Relativity Film Slate Unravels as Partners Seek to Terminate Deals

Sony Pictures among studios moving to revoke distributor’s rights amid internal chaos

Relativity Media’s film slate has been thrown into turmoil as successive partners are demanding rights back to their movies, in fear of the studio’s failure to meet distribution requirements, two individuals familiar with the matter told TheWrap.

Ryan Kavanaugh’s mini-major is seeing “a number of studios” looking to terminate deals, one insider said, to ensure proper theatrical rollout. The films on the line include “The Bronze” and “Jane Got a Gun” — joint ventures with Sony Pictures Worldwide and The Weinstein Company, respectively.

The company is facing an imminent decision to file Chapter 11 bankruptcy if it cannot raise the money to fulfill a $320 million debt obligation by the end of the month, TheWrap reported on Monday, allowing an orderly reorganization of finances through the courts.

Sundance darling “The Bronze” was pushed from a limited release in July to late October, while “Jane Got A Gun” remains on the schedule for September but is mired in doubt thanks to the internal race to resolve debt and equity structure, on top of back-and-forth lawsuits from a hostile P&A lender.

Relativity declined to comment on the matter. Sony Pictures and The Weinstein Company did not immediately return TheWrap’s request for comment.

“Jane,” which stars Natalie Portman and was produced by her Handsomecharlie Films, also counts producers in the Boies/Schiller Film Group, headed by power attorney David Boies and his children Mary and Alexander.

Relativity has previously conceded to financial difficulties affecting the distribution of its films — specifically in the case of the Kristen Wiig comedy “Masterminds,” pushed from August to October.

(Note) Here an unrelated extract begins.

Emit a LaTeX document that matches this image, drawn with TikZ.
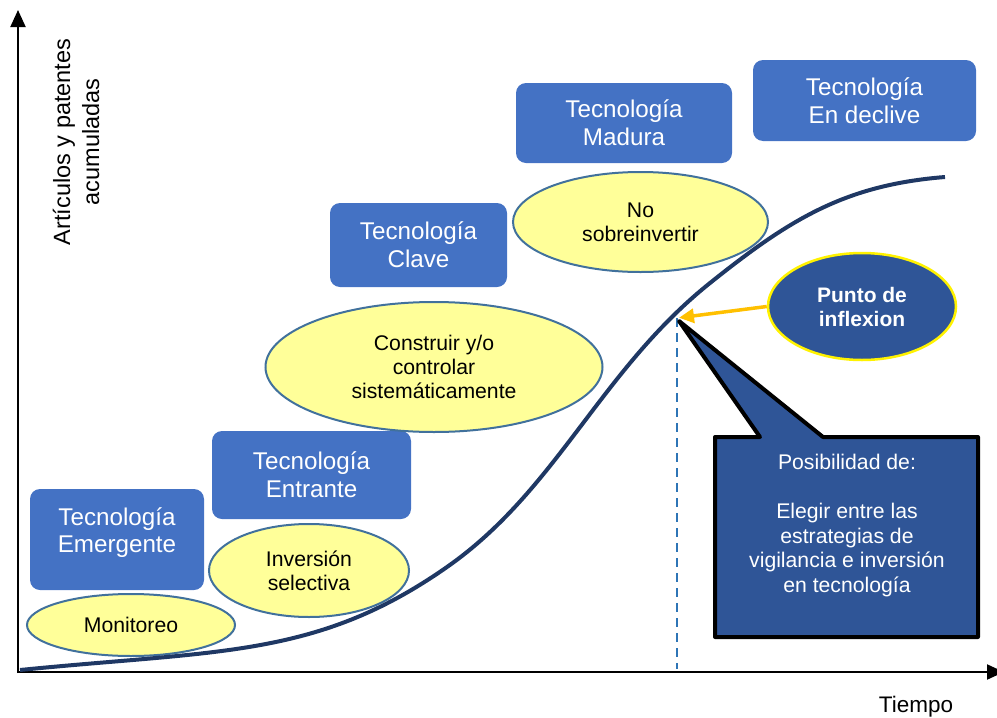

“Relativity Studios has rescheduled the release of its next film ‘Masterminds’ to October 9, 2015, to allow the company to focus on its recapitalization and give this film the proper attention and support it deserves,” a spokesperson told TheWrap in early July.

The company also shuffled the Halle Berry thriller “Kidnap” to 2016. Reps for those films did not immediately return requests for comment.

In regards to a Chapter 11 filing,  an individual close to the company said “it is not in the company’s interest or our lender’s interest to file for bankruptcy,” though it would halt the need to pay current vendors.

That individual said the studio will need to resolve the current crisis by the end of July, and that new wrinkles change the company’s financial situation on a daily basis.